Grant usually makes me Sunday brunch and he just recently mastered frittatas! Dang, he’s good! The other morning he said, “This one has a super secret Southern ingredient!” Here’s the recipe…
Tater Tot Frittata
1 Vidalia onion, chopped
3 cloves garlic, crushed
2 small yellow crookneck squash, cut into rounds
2 slices think cut bacon, chopped
5 or 6 mushrooms, sliced
1 cup tater tots, baked in oven
splash of milk
½ cup sharp cheddar cheese, grated
sea salt & black pepper to taste
Preheat oven to 350. Use a good skillet or omelet pan. Heat pan on stove top on medium heat. Cook bacon until mostly crisp. Remove bacon and put to the side. Leave bacon fat in pan. Add onion, garlic, squash, and mushrooms. Saute over medium heat until done. Beat eggs in a bowl with a splash of milk. Add egg mixture to veggies. Cook for about 3 minutes until eggs have partially set. Fold over once. Add bacon crumbles and tater tots. Add cheese to top. Put whole pan in oven. Cook for approximately 5-7 minutes until eggs have fully set. Put broiler on high and continue to bake until top is slightly brown and bubbly. Remove from oven and let sit for 5 minutes.

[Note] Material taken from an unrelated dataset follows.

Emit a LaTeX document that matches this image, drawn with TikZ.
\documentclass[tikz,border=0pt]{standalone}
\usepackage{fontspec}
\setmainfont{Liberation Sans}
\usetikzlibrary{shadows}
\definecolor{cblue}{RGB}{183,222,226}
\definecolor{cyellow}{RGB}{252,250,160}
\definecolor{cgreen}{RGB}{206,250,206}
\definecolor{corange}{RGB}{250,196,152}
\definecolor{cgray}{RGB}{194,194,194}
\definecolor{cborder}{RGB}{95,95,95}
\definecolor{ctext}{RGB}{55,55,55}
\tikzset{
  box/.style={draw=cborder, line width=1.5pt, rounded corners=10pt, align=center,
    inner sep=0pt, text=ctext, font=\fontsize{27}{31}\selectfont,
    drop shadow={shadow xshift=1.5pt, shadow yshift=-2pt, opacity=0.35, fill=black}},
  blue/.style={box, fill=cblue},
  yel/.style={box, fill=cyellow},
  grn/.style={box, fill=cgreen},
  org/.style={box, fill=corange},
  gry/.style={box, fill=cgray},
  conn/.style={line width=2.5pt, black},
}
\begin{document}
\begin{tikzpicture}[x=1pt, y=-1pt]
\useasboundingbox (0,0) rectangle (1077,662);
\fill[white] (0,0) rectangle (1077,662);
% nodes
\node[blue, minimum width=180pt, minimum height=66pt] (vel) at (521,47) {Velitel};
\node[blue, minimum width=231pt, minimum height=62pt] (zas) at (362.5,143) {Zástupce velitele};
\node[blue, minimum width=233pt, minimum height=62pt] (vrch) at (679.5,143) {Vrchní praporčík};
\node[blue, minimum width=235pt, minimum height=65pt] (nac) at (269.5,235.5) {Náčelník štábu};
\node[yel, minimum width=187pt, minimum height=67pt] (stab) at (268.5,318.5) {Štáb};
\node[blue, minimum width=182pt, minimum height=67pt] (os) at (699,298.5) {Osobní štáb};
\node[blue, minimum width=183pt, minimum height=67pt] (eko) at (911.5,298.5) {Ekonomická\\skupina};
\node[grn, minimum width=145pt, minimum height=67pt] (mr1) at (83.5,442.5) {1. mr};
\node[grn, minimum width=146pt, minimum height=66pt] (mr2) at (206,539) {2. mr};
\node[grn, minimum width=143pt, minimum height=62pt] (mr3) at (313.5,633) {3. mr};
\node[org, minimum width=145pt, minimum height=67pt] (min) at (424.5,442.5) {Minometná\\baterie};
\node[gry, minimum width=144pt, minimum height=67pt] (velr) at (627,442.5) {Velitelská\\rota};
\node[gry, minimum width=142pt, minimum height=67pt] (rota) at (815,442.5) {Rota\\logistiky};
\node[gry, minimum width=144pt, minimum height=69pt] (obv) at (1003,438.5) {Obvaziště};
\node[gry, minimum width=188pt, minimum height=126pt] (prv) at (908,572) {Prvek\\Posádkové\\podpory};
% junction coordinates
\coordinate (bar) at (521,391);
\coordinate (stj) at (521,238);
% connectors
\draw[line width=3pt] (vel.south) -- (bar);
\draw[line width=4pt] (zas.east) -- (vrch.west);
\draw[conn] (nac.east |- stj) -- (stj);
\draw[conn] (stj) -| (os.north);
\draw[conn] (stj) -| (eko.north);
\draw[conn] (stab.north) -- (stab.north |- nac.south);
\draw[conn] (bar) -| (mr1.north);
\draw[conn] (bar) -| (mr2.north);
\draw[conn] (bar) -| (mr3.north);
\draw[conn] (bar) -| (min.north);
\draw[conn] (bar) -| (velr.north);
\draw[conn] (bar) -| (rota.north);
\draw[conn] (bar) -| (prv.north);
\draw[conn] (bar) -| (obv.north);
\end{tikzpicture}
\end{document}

I made a mess of cherry pies recently for our first Red Barn Round-Up of the summer, which coincidentally had many truckin’ songs sung by Jon Byrd and Heath Haynes!!!
Now, though, the fresh summer fruit is rolling on in… Hoping to make many summer fruit pies and finally learn how to can but now, we are enjoying some delicious Pimm’s cups (completely un-American, haha!) with cucumbers from the garden. Happy 4th!